Written request => Write out the whole listing exactly as it stands.

Data section =>

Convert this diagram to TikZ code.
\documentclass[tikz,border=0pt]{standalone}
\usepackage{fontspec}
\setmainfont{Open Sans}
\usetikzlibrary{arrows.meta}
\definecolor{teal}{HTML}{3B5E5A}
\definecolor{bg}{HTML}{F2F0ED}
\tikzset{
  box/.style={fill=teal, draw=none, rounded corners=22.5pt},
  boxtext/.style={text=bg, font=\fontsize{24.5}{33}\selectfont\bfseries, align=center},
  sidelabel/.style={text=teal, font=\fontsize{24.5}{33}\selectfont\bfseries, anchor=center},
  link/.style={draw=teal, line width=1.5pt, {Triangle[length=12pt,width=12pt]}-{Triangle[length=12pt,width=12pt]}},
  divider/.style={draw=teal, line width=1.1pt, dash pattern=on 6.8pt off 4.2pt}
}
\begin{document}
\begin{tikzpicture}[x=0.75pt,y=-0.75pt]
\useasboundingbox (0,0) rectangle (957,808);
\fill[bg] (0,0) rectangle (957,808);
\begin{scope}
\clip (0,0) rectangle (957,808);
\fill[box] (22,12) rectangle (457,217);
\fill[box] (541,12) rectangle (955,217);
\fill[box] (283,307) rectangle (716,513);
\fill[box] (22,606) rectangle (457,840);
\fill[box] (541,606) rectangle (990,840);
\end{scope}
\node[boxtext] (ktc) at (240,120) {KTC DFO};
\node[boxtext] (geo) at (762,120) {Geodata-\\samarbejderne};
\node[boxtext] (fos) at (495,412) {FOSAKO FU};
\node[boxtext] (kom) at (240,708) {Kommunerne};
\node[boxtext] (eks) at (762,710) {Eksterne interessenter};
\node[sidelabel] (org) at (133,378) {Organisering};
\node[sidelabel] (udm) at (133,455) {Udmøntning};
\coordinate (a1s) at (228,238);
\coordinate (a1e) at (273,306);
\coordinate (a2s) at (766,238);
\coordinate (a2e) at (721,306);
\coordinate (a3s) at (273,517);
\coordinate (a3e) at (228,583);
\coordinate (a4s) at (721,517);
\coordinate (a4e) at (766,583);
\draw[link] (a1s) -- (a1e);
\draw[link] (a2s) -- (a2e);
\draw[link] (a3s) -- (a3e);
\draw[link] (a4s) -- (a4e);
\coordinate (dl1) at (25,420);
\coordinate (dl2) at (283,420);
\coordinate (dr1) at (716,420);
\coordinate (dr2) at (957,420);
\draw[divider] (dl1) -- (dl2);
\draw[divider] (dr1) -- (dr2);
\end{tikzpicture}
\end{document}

Correct result =>
Convert this diagram to TikZ code.
\documentclass[tikz,border=0pt]{standalone}
\usepackage{fontspec}
\setmainfont{Open Sans}
\usetikzlibrary{arrows.meta}
\definecolor{teal}{HTML}{3B5E5A}
\definecolor{bg}{HTML}{F2F0ED}
\tikzset{
  box/.style={fill=teal, draw=none, rounded corners=22.5pt},
  boxtext/.style={text=bg, font=\fontsize{24.5}{33}\selectfont\bfseries, align=center},
  sidelabel/.style={text=teal, font=\fontsize{24.5}{33}\selectfont\bfseries, anchor=center},
  link/.style={draw=teal, line width=1.5pt, {Triangle[length=12pt,width=12pt]}-{Triangle[length=12pt,width=12pt]}},
  divider/.style={draw=teal, line width=1.1pt, dash pattern=on 6.8pt off 4.2pt}
}
\begin{document}
\begin{tikzpicture}[x=0.75pt,y=-0.75pt]
\useasboundingbox (0,0) rectangle (957,808);
\fill[bg] (0,0) rectangle (957,808);
\begin{scope}
\clip (0,0) rectangle (957,808);
\fill[box] (22,12) rectangle (457,217);
\fill[box] (541,12) rectangle (955,217);
\fill[box] (283,307) rectangle (716,513);
\fill[box] (22,606) rectangle (457,840);
\fill[box] (541,606) rectangle (990,840);
\end{scope}
\node[boxtext] (ktc) at (240,120) {KTC DFO};
\node[boxtext] (geo) at (762,120) {Geodata-\\samarbejderne};
\node[boxtext] (fos) at (495,412) {FOSAKO FU};
\node[boxtext] (kom) at (240,708) {Kommunerne};
\node[boxtext] (eks) at (762,710) {Eksterne interessenter};
\node[sidelabel] (org) at (133,378) {Organisering};
\node[sidelabel] (udm) at (133,455) {Udmøntning};
\coordinate (a1s) at (228,238);
\coordinate (a1e) at (273,306);
\coordinate (a2s) at (766,238);
\coordinate (a2e) at (721,306);
\coordinate (a3s) at (273,517);
\coordinate (a3e) at (228,583);
\coordinate (a4s) at (721,517);
\coordinate (a4e) at (766,583);
\draw[link] (a1s) -- (a1e);
\draw[link] (a2s) -- (a2e);
\draw[link] (a3s) -- (a3e);
\draw[link] (a4s) -- (a4e);
\coordinate (dl1) at (25,420);
\coordinate (dl2) at (283,420);
\coordinate (dr1) at (716,420);
\coordinate (dr2) at (957,420);
\draw[divider] (dl1) -- (dl2);
\draw[divider] (dr1) -- (dr2);
\end{tikzpicture}
\end{document}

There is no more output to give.